In those days, the counts took days. No one flipped out.
• Is the political system the Founders established in the 18th century peculiarly unsuited to the 21st century?
This is a question that goes beyond the debate over whether the Electoral College should be junked and replaced with a simple popular vote, though that issue remains to be engaged – some other day. It is, instead, a question that addresses the emergence of an ideological rigor among the two major parties. It is useless to say that the Founders didn’t expect such rigor; they didn’t plan for parties at all. But Thomas Jefferson, who was not at the Constitutional Convention, wrote more than a third of a century later that, “Men by their constitutions are naturally divided into two parties.”
America’s current two parties are wholly unlike their mid-20th-century predecessors, when there were liberals in the Republican Party and conservatives in the Democratic Party.
The ideologically aligned parties that Franklin Delano Roosevelt sought in his June 1938 fireside chat – he spoke of “the definitely liberal declaration of principles set forth in the 1936 Democratic platform” and undertook an unsuccessful “purge” of conservatives from the party – have taken form more than 80 years later. The result: fewer clear winners in presidential elections, even though the same Electoral College produced unambiguous decisions except for 1960 and 1968 throughout the second half of the last century.
• What’s with the pollsters?
The last public-opinion soundings showed former Vice President Joseph R. Biden Jr. with a strong lead and had him well ahead in all the battleground states. In the end, applying the margin of error to the poll findings may show that technically the pollsters weren’t exactly wrong. But the overwhelming impression of the polls was clear: Mr. Biden was gliding to an easy victory and President Donald J. Trump was doomed. That clearly was not the case.

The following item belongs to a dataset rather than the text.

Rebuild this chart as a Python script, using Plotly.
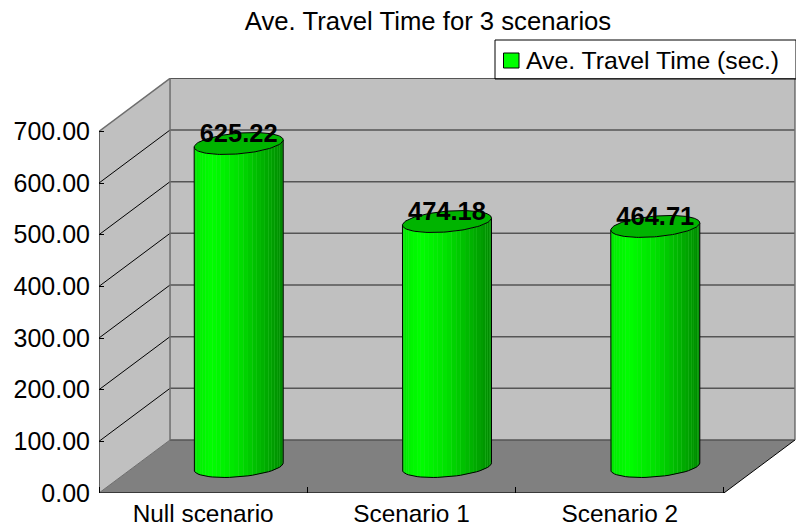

“The big losers today are the pollsters,” the GOP political pollster Frank I. Luntz told me. “You can be forgiven if you get it wrong – once. But getting it wrong again for exactly the same reasons is unforgivable. And when you’re polling for The New York Times or Washington Post and you get it wrong, readers won’t trust you again.”
• Has the country truly changed during the Trump years?
Partisans on both sides have their instant answer and it is the same – yes.
The president’s opponents believe the country has lost its openness and innocence, with basic rights and generations-long customs traduced, the government debased and the country’s longtime alliances frayed. Mr. Trump’s supporters believe the changes he has instituted have returned the country to its founding principles, and they are grateful he has fortified gun rights and stocked the courts with conservative judges.
The verdict of history always is tentative. “It is too early to measure it,” former Secretary of State John F. Kerry said in an interview, characterizing the president as “the single most disruptive leader we have ever had, the person who abused the norms of government more than any president we have ever had.”
But then Mr. Kerry, the Democrats’ 2004 presidential nominee, acknowledged that President Trump had been a genuine figure of transformation. “He has changed the dialogue in his party and elsewhere,” he said. “You can’t deny that. He has tapped into the anger and frustration in the country, even though he never was the person he told those people he was. History will examine that closely.”
The campaign is over, the ballot counting is coming to an end. But the politicking has only begun.